Sobre pesquisa e outras infâmias

Diário de campo de dois espectadores e um pródigo bucaneiro.

segunda-feira, outubro 10, 2005

Chorando e vestindo o morto



A razão exerce sobre a razão um fascínio absoluto. Mesmo quando ela está a serviço do poder, da mentira ou da dúvida metódica. A ideologia, a racionalização e a filosofia são filhas destes matrimônios na ordem em que aqui aparecem. Estas afirmações podem ser melhor compreendidas se me permitem contar-lhes uma história na que me envolvi há alguns anos atrás. Um velho amigo, poeta de vocação, depois de muito ter “abusado da regra três” perdeu a tranqüilidade para sempre quando sua mulher decidiu dar o troco. Mal ferido, com muitos whiskys entre as costas e o peito, andava pelas ruas de Brasília "faltando-lhe a metade da alma e sobrando-lhe a metade do leito" como costumava dizer o poeta mexicano Amado Nervo. Uma noite dessas tocou na minha porta pedindo-me um conselho. Queria largar tudo. O apartamento que tanto tinha-lhe custado, o cargo no governo que recém conquistara e sua vida na cidade que cada dia parecia mais promissora. O que eu faço agora? me perguntou... Eu, que na época, cultivava mais o conhecimento que a sabedoria me apeguei a uma interpretação infantil que fiz do modelo infantil freudiano. Então lhe propus o seguinte plano: Faça uma reunião de trabalho numa mesa redonda com as feras que querem te retalhar. Dê um bom pedaço de carne a cada uma delas. Não subestime as solicitações de nenhuma.

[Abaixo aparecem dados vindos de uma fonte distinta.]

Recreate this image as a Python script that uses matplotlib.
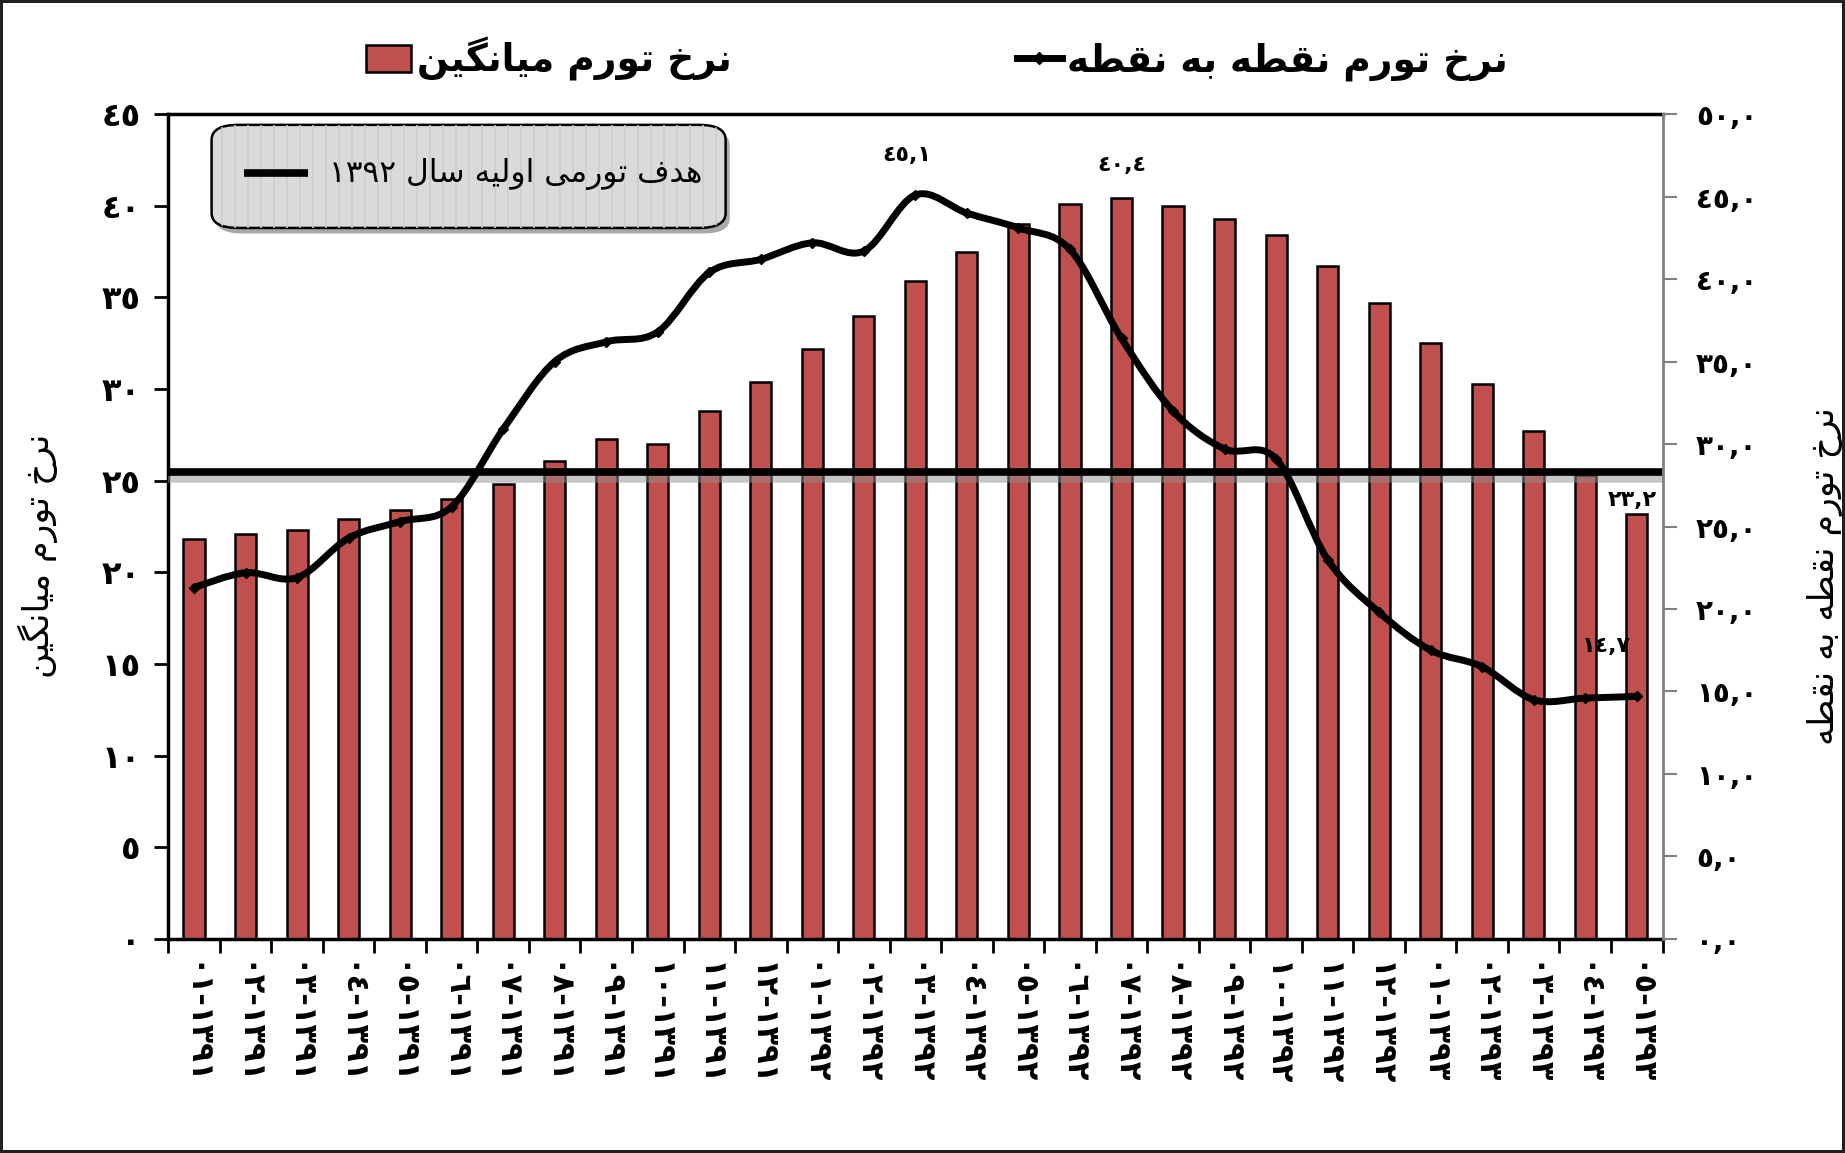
import re
import numpy as np
import matplotlib
matplotlib.use('Agg')
import matplotlib.pyplot as plt
import matplotlib.patheffects as pe
from matplotlib.path import Path
from matplotlib.patches import PathPatch, FancyBboxPatch, Patch
from matplotlib.lines import Line2D

plt.rcParams['font.family'] = ['DejaVu Sans']

# ---- data ----
periods = ['1391-01', '1391-02', '1391-03', '1391-04', '1391-05', '1391-06',
           '1391-07', '1391-08', '1391-09', '1391-10', '1391-11', '1391-12',
           '1392-01', '1392-02', '1392-03', '1392-04', '1392-05', '1392-06',
           '1392-07', '1392-08', '1392-09', '1392-10', '1392-11', '1392-12',
           '1393-01', '1393-02', '1393-03', '1393-04', '1393-05']
avg_inflation = [21.8, 22.1, 22.3, 22.9, 23.4, 24.0, 24.8, 26.1, 27.3, 27.0,
                 28.8, 30.4, 32.2, 34.0, 35.9, 37.5, 39.0, 40.1, 40.4, 40.0,
                 39.3, 38.4, 36.7, 34.7, 32.5, 30.3, 27.7, 25.3, 23.2]
p2p_inflation = [21.3, 22.2, 21.9, 24.3, 25.3, 26.2, 30.9, 35.0, 36.2, 36.8,
                 40.4, 41.2, 42.2, 41.7, 45.1, 44.0, 43.1, 41.8, 36.4, 32.0,
                 29.7, 29.1, 23.0, 19.8, 17.5, 16.5, 14.5, 14.6, 14.7]
target_1392 = 25.5

avg_label = 'نرخ تورم میانگین'
p2p_label = 'نرخ تورم نقطه به نقطه'
target_label = 'هدف تورمی اولیه سال ۱۳۹۲'
left_ticks = [0, 5, 10, 15, 20, 25, 30, 35, 40, 45]
right_ticks = [0, 5, 10, 15, 20, 25, 30, 35, 40, 45, 50]
# indices that carry a value label
avg_marked = [18, 28]
p2p_marked = [14, 28]

bar_color = '#C0504D'

# ---- minimal Arabic shaping (matplotlib has no complex text layout) ----
FORMS = {
    '\u0627': ('\uFE8D', '\uFE8E', None, None),
    '\u0628': ('\uFE8F', '\uFE90', '\uFE91', '\uFE92'),
    '\u062A': ('\uFE95', '\uFE96', '\uFE97', '\uFE98'),
    '\u062E': ('\uFEA5', '\uFEA6', '\uFEA7', '\uFEA8'),
    '\u062F': ('\uFEA9', '\uFEAA', None, None),
    '\u0631': ('\uFEAD', '\uFEAE', None, None),
    '\u0633': ('\uFEB1', '\uFEB2', '\uFEB3', '\uFEB4'),
    '\u0637': ('\uFEC1', '\uFEC2', '\uFEC3', '\uFEC4'),
    '\u0641': ('\uFED1', '\uFED2', '\uFED3', '\uFED4'),
    '\u0642': ('\uFED5', '\uFED6', '\uFED7', '\uFED8'),
    '\u0644': ('\uFEDD', '\uFEDE', '\uFEDF', '\uFEE0'),
    '\u0645': ('\uFEE1', '\uFEE2', '\uFEE3', '\uFEE4'),
    '\u0646': ('\uFEE5', '\uFEE6', '\uFEE7', '\uFEE8'),
    '\u0647': ('\uFEE9', '\uFEEA', '\uFEEB', '\uFEEC'),
    '\u0648': ('\uFEED', '\uFEEE', None, None),
    '\u06CC': ('\uFBFC', '\uFBFD', '\uFBFE', '\uFBFF'),
    '\u06AF': ('\uFB92', '\uFB93', '\uFB94', '\uFB95'),
}
DIGITS = str.maketrans('0123456789.', '٠١٢٣٤٥٦٧٨٩,')


def fa(text):
    text = text.translate(DIGITS)
    out = []
    for i, ch in enumerate(text):
        f = FORMS.get(ch)
        if f is None:
            out.append(ch)
            continue
        prev = text[i - 1] if i > 0 else ''
        nxt = text[i + 1] if i + 1 < len(text) else ''
        jp = prev in FORMS and FORMS[prev][2] is not None
        jn = f[2] is not None and nxt in FORMS
        out.append(f[3] if jp and jn else f[1] if jp else f[2] if jn else f[0])
    runs = re.findall(r'[\d,]+|[^\d,]+', ''.join(out))
    return ''.join(r if r[0].isdigit() else r[::-1] for r in reversed(runs))


def smooth_path(xs, ys):
    pts = np.column_stack([xs, ys]).astype(float)
    n = len(pts)
    verts, codes = [pts[0]], [Path.MOVETO]
    for i in range(n - 1):
        p0 = pts[i - 1] if i > 0 else pts[i]
        p1, p2 = pts[i], pts[i + 1]
        p3 = pts[i + 2] if i + 2 < n else pts[i + 1]
        verts += [p1 + (p2 - p0) / 6, p2 - (p3 - p1) / 6, p2]
        codes += [Path.CURVE4] * 3
    return Path(verts, codes)


x = np.arange(len(periods))

fig = plt.figure(figsize=(18.45, 11.53), dpi=100)
fig.patch.set_edgecolor('#202020')
fig.patch.set_linewidth(3)
ax = fig.add_axes([0.0912, 0.1857, 0.8099, 0.7153])
ax2 = ax.twinx()

ax.bar(x, avg_inflation, width=0.41, color=bar_color, edgecolor='black',
       linewidth=1.8, zorder=2)
ax.axhline(target_1392, color='black', lw=5.5, zorder=3,
           path_effects=[pe.SimpleLineShadow(offset=(0, -3), shadow_color='#909090', alpha=0.5, linewidth=9),
                         pe.Normal()])

ax2.add_patch(PathPatch(smooth_path(x, p2p_inflation), fill=False,
                        edgecolor='black', lw=5, capstyle='round', zorder=4))
ax2.plot(x, p2p_inflation, ls='none', marker='D', ms=5.5, color='black', zorder=5)

ax.set_xlim(-0.5, len(periods) - 0.5)
ax.set_ylim(0, 45)
ax2.set_ylim(0, 50)

# x ticks: boundaries outward, labels at centers
ax.set_xticks(np.arange(-0.5, len(periods), 1))
ax.set_xticklabels([])
ax.tick_params(axis='x', which='major', direction='out', length=10, width=2)
ax.set_xticks(x, minor=True)
ax.set_xticklabels([fa(p) for p in periods], minor=True, rotation=-90,
                   fontsize=22, fontweight='bold')
ax.tick_params(axis='x', which='minor', direction='in', length=5, width=1.5, pad=17)

ax.set_yticks(left_ticks)
ax.set_yticklabels([fa(str(v)) for v in left_ticks], fontsize=23, fontweight='bold')
ax.tick_params(axis='y', direction='out', length=10, width=2, pad=10)
ax2.set_yticks(right_ticks)
ax2.set_yticklabels([fa('%.1f' % v) for v in right_ticks], fontsize=20, fontweight='bold')
ax2.tick_params(axis='y', direction='out', length=10, width=1.5, color='gray', pad=14)

for sp in ['left', 'top', 'bottom']:
    ax.spines[sp].set_linewidth(2.5)
    ax2.spines[sp].set_visible(False)
ax2.spines['right'].set_color('gray')
ax2.spines['right'].set_linewidth(2)
ax.spines['right'].set_visible(False)

ax.set_ylabel(fa(avg_label), fontsize=25, rotation=90)
ax.yaxis.set_label_coords(-0.074, 0.465)
ax2.set_ylabel(fa(p2p_label), fontsize=25, rotation=90)
ax2.yaxis.set_label_coords(1.097, 0.44)

# value labels
for i in avg_marked:
    ax.annotate(fa('%.1f' % avg_inflation[i]), (x[i], avg_inflation[i]),
                xytext=(-3, 10) if i == x[-1] else (0, 24), textcoords='offset points',
                ha='center', va='center', fontsize=16, fontweight='bold', zorder=6)
for i in p2p_marked:
    ax2.annotate(fa('%.1f' % p2p_inflation[i]), (x[i], p2p_inflation[i]),
                 xytext=(-22, 36) if i == x[-1] else (-6, 29), textcoords='offset points',
                 ha='center', va='center', fontsize=16, fontweight='bold', zorder=6)

# target-line box
box = FancyBboxPatch((0.029, 0.862), 0.344, 0.125, transform=ax.transAxes,
                     boxstyle='round,pad=0,rounding_size=0.018', facecolor='#DADADA',
                     edgecolor='black', lw=1.8, zorder=7,
                     path_effects=[pe.withSimplePatchShadow(offset=(3, -4), alpha=0.45)])
ax.add_patch(box)
stripes = ax.vlines(np.arange(0.036, 0.372, 0.0087), 0.862, 0.987, transform=ax.transAxes,
                    colors='#CDCDCD', lw=1.2, zorder=7.5)
stripes.set_clip_path(box)
ax.plot([0.0504, 0.0937], [0.929, 0.929], transform=ax.transAxes, color='black',
        lw=5.5, solid_capstyle='butt', zorder=8)
ax.text(0.3575, 0.927, fa(target_label), transform=ax.transAxes, ha='right',
        va='center', fontsize=22.5, zorder=8)

handles = [Patch(facecolor=bar_color, edgecolor='black', lw=1.8),
           Line2D([], [], color='black', lw=5, marker='D', ms=6)]
fig.legend(handles, [fa(avg_label), fa(p2p_label)], loc='center',
           bbox_to_anchor=(0.508, 0.949), ncol=2, frameon=False,
           prop={'size': 27, 'weight': 'bold'}, handlelength=1.2,
           handleheight=0.75, handletextpad=0.15, columnspacing=7.6)

fig.savefig('out.png', dpi=100)
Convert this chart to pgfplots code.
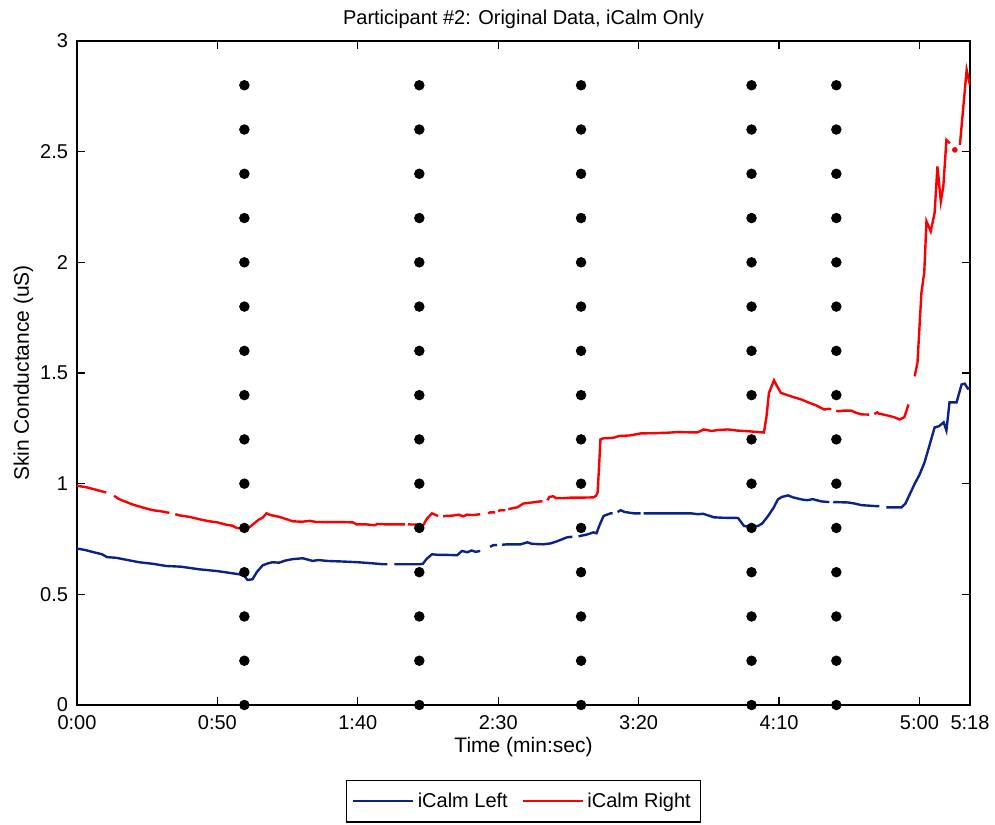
\documentclass[border=0pt]{standalone}
\usepackage{pgfplots}
\pgfplotsset{compat=1.18}
\usepackage{fontspec}
\setmainfont{Liberation Sans}

\definecolor{leftblue}{RGB}{10,35,135}
\definecolor{rightred}{RGB}{250,0,0}

\begin{document}
\begin{tikzpicture}
\useasboundingbox (0,0) rectangle (497.5pt,412pt);
\begin{axis}[
  at={(38.5pt,59.5pt)}, anchor=south west,
  scale only axis, width=446.5pt, height=332pt,
  xmin=0, xmax=318, ymin=0, ymax=3,
  unbounded coords=jump,
  axis line style={black, line width=0.6pt},
  tick align=inside,
  major tick length=4pt,
  tick style={black, line width=0.6pt},
  xtick={0,50,100,150,200,250,300,318},
  xticklabels={0:00,0:50,1:40,2:30,3:20,4:10,5:00,5:18},
  ytick={0,0.5,1,1.5,2,2.5,3},
  yticklabels={0,0.5,1,1.5,2,2.5,3},
  /pgf/number format/assume math mode=true,
  ticklabel style={font=\fontsize{10}{12}\selectfont},
  xticklabel style={yshift=-1.5pt},
  yticklabel style={xshift=-1pt},
  title={Participant \#2: Original Data, iCalm Only},
  title style={font=\fontsize{10}{12}\selectfont, anchor=base, yshift=2pt},
  xlabel={Time (min:sec)},
  xlabel style={font=\fontsize{10.5}{12}\selectfont, at={(axis description cs:0.5,0)}, anchor=base, yshift=-23.5pt},
  ylabel={Skin Conductance (uS)},
  ylabel style={font=\fontsize{10.5}{12}\selectfont, at={(axis description cs:-0.06,0.5)}, anchor=center},
  legend columns=2,
  legend style={at={(0.5,-0.145)}, anchor=center, draw=black, line width=0.6pt,
    font=\fontsize{10}{12}\selectfont, inner xsep=3pt, inner ysep=4pt,
    /tikz/every even column/.append style={column sep=5pt}},
  legend image code/.code={\draw[#1, line width=0.8pt] (0pt,0pt) -- (30pt,0pt);},
]

% left sensor
\addplot[leftblue, line width=1.2pt] coordinates {
(0,0.707) (3,0.700) (6,0.690) (8.9,0.681) (10.7,0.668) (14,0.665) (18,0.655)
(22.1,0.645) (27,0.638) (31.8,0.628) (37,0.625) (43.6,0.613) (50,0.605)
(55.4,0.595) (58,0.590) (59.6,0.583) (60.7,0.565) (62.5,0.568) (64,0.600)
(66.1,0.631) (68,0.640) (69.6,0.645) (72,0.643) (74,0.652) (76.8,0.659)
(80.4,0.663) (83.9,0.651) (86,0.655) (88.9,0.651) (95,0.648) (100,0.645)
(105.4,0.640) (108.9,0.636) (110.5,0.636) (111,nan)
(113,0.636) (118,0.636) (122,0.636) (123.2,0.638) (124.5,0.660) (126.4,0.681)
(129,0.678) (132,0.678) (135.4,0.677) (137.1,0.696) (139,0.690) (140.5,0.698)
(142,0.692) (143.6,0.696) (145,nan)
(147.1,0.715) (148.2,0.722) (149.6,0.722) (150,nan)
(151.4,0.724) (153.2,0.726) (157.9,0.726) (160.4,0.735) (162,0.728) (166.1,0.726)
(168.6,0.730) (171,0.740) (174.6,0.758) (176.4,0.760) (177,nan)
(178.6,0.762) (181.8,0.771) (183.9,0.780) (185,0.776) (186,0.810) (187.5,0.854)
(190,0.866) (190.7,0.866) (191,nan)
(192.5,0.872) (193.6,0.880) (195,0.872) (198.2,0.866) (200.7,0.866) (201,nan)
(201.8,0.866) (203.2,0.866) (210,0.866) (215,0.866) (218.6,0.866) (221.1,0.862)
(223,0.864) (226.8,0.848) (230,0.846) (235.4,0.845) (237.5,0.809) (240,0.805)
(242.5,0.809) (244,0.820) (246.1,0.854) (248,0.890) (249.6,0.929) (251,0.940)
(253.2,0.947) (255,0.938) (257.9,0.929) (260,0.925) (262,0.930) (265,0.920)
(267.5,0.917) (267.9,0.917) (268.5,nan)
(269.3,0.917) (274.6,0.915) (277,0.910) (279.3,0.903) (283.9,0.899) (285.7,0.898) (286.5,nan)
(288.2,0.893) (291.1,0.893) (293.6,0.893) (295,0.910) (298.2,0.997) (300,1.040)
(301.8,1.096) (303.5,1.170) (305.4,1.254) (307,1.260) (308.6,1.277) (309.6,1.240)
(310.7,1.367) (313.2,1.367) (315,1.448) (316.1,1.452) (317.2,1.430) (318,1.432)
};
\addlegendentry{iCalm Left}

% right sensor
\addplot[rightred, line width=1.2pt] coordinates {
(0,0.990) (3,0.985) (6,0.975) (10.4,0.960) (11,nan)
(13.2,0.945) (15,0.930) (17,0.920) (20,0.905) (23.2,0.893) (27,0.880) (30,0.875)
(32.9,0.868) (33.5,nan)
(35,0.862) (36.4,0.857) (40,0.850) (44,0.838) (47.1,0.830) (50,0.825) (53,0.815)
(55.4,0.810) (56.8,0.800) (58,0.798) (60,0.800) (61.4,0.803) (63,0.820)
(65,0.840) (66,0.845) (67.5,0.866) (69,0.858) (72,0.850) (75,0.838) (76.8,0.830)
(80,0.828) (83,0.832) (85,0.827) (90,0.826) (95,0.826) (98.2,0.825) (99.6,0.816)
(103,0.816) (106,0.812) (107,0.818) (110,0.816) (116.8,0.816) (117.2,nan)
(117.9,0.816) (121,0.815) (122.5,0.805) (123.2,0.810) (124.5,0.840) (126.4,0.866)
(127.5,0.860) (128.6,0.854) (129.5,nan)
(130.4,0.852) (131.1,0.854) (134,0.856) (136,0.860) (137.5,0.852) (138.9,0.860)
(141,0.858) (143.6,0.862) (145,nan)
(146.4,0.866) (147.1,0.870) (148.9,0.870) (149.5,nan)
(150,0.875) (150.7,0.880) (152.5,0.880) (153,nan)
(153.6,0.885) (156.8,0.893) (158.9,0.910) (162,0.915) (165,0.920) (165.7,0.920) (166.5,nan)
(167.5,0.925) (168.2,0.940) (169.6,0.943) (170.5,0.935) (172.9,0.934) (176,0.937)
(180,0.937) (183.9,0.938) (184.8,0.945) (185.4,0.960) (186,1.100) (186.4,1.200)
(187.5,1.205) (191,1.207) (192.9,1.215) (197,1.218) (200.7,1.227) (205,1.228)
(210,1.230) (213.9,1.233) (218,1.232) (221,1.232) (223.2,1.245) (226,1.238)
(228,1.242) (231.8,1.245) (235,1.240) (238.9,1.237) (244.6,1.231) (245.5,1.300)
(246.4,1.410) (248.2,1.467) (249.3,1.440) (250.7,1.410) (253,1.400) (255.4,1.390)
(258,1.380) (260.4,1.367) (263,1.355) (266.1,1.335) (267.5,1.338) (268.6,1.337) (269.5,nan)
(270.4,1.330) (271.1,1.327) (273,1.330) (275.7,1.330) (277.5,1.320) (279.3,1.313)
(282.1,1.312) (283,nan)
(283.9,1.315) (285,1.322) (285.4,1.317) (288,1.310) (291.1,1.300) (292.9,1.290)
(294.6,1.300) (296.1,1.358) (297,nan)
(298.3,1.485) (299.3,1.547) (300.7,1.863) (301.7,1.953) (302.5,2.185) (304,2.140)
(305.4,2.223) (306.4,2.433) (307.6,2.275) (308.5,2.343) (309.6,2.553) (310.8,2.538) (312,nan)
(314.4,2.530) (316.8,2.869) (318,2.800)
};
\addlegendentry{iCalm Right}

% isolated right-sensor sample
\addplot[rightred, only marks, mark=*, mark size=1.2pt, forget plot] coordinates {(312.6,2.508)};

% event markers
\addplot[black, only marks, mark=*, mark size=2.4pt, forget plot] table {
x y
59.6 0.0
59.6 0.2
59.6 0.4
59.6 0.6
59.6 0.8
59.6 1.0
59.6 1.2
59.6 1.4
59.6 1.6
59.6 1.8
59.6 2.0
59.6 2.2
59.6 2.4
59.6 2.6
59.6 2.8
121.9 0.0
121.9 0.2
121.9 0.4
121.9 0.6
121.9 0.8
121.9 1.0
121.9 1.2
121.9 1.4
121.9 1.6
121.9 1.8
121.9 2.0
121.9 2.2
121.9 2.4
121.9 2.6
121.9 2.8
179.5 0.0
179.5 0.2
179.5 0.4
179.5 0.6
179.5 0.8
179.5 1.0
179.5 1.2
179.5 1.4
179.5 1.6
179.5 1.8
179.5 2.0
179.5 2.2
179.5 2.4
179.5 2.6
179.5 2.8
240.2 0.0
240.2 0.2
240.2 0.4
240.2 0.6
240.2 0.8
240.2 1.0
240.2 1.2
240.2 1.4
240.2 1.6
240.2 1.8
240.2 2.0
240.2 2.2
240.2 2.4
240.2 2.6
240.2 2.8
270.4 0.0
270.4 0.2
270.4 0.4
270.4 0.6
270.4 0.8
270.4 1.0
270.4 1.2
270.4 1.4
270.4 1.6
270.4 1.8
270.4 2.0
270.4 2.2
270.4 2.4
270.4 2.6
270.4 2.8
};
\end{axis}
\end{tikzpicture}
\end{document}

Faça uma viagem longa, assim, o tigre, que deseja que você large tudo, acalma seu psiquismo sentindo que você largou alguma coisa. Na volta, abraçe seus deveres para que o lobo baixe seus níveis de angustia conferindo que, ao final, você nada largou. Depois faça um balanço desta estratégia para que a terceira fera, saiba como você foi parcimonioso, e possa sorrir para você e para a vida. Assim meu amigo fez.
Nunca soube do resultado do plano, nunca a gente comentou sobre o assunto. Hoje sei que não são apenas três feras as que nos trituram e sim uma cavalaria vigorosa e bem alimentada que nos dá coices em méio a um circo de hienas na palma da mão do único Deus que conheço: O Acaso. Acredito que esta imagem exagerada não diga muita coisa para a metade dos meus amigos, sobretudo para aqueles que fizeram das suas almas um espelho do espelho do espelho.
Meu amigo poeta naquele momento pediu-me um conselho - concilium - conciliação. A efetividade dos nossos rituais particulares consegue unificar os paradoxos, antes de que eles acabem conosco. Quando criança, minha mãe, com seu espanhol implacável e belo me dizia: meu filho a vida é assim mesmo agente tem que “llorar y vestir el muerto”. Na pesquisa não é diferente.

bom feriado meus queridos.

Eladio Oduber

Conferir: ROANET, Sergio Paulo. As razões do iluminismo. São Paulo: Companhia das Letras, 1987.
A pintura é cortesia do amigo e "compinche" Manu Müller

3 Comments:

Blogger adalberto müller said...

nossa, eládio, que história mais tristinha! mas bem legal. espero poder lê-lo mais vezes. o quadro do manu está ótimo. eu não conhecia!
abração

12:49 AM  
Anonymous Anônimo said...

Eládio, está tudo lindo no teu site. Não pude ler todos os textos ainda, somente o primeiro, mas passei uma vista dolhos neles e vi tua enorme capacidade de fazer relações inusitadas. Continue nos presenteado com essa elucubrações de cientista apaixonado. Tua amiga de sempre.

2:49 AM  
Anonymous Anônimo said...

O Caos nunca morreu! Já deus... esse aí... lembro da pílula do dia seguinte usada. Depois veio a Natureza. Ah, bela tentativa. Não resistiu ao parto. Enfim, a Humanidade. Também uma pena. Miolo mole. Essa resistiu um pouco mais. Alguns minutos. Porém um belo dia, uma planta rara, bela em toda sua artificialidade, fez uma pergunta crucial: será problema da mãe? Pra saber somente a encontrando. Foi então que tivemos a mais extraordinária experiência: nunca houve mãe alguma! E agora o que faremos? Parimos a razão? A arte? A filosofia? A ciência? O trabalho? De súbito o Acaso de mãos dadas com a Aposta. Lembro que sorriram para mim. Um daqueles sorrisos entre cúmplices. Enchemos os pulmões de um ar novo e sentimos: O Caos nunca nasceu!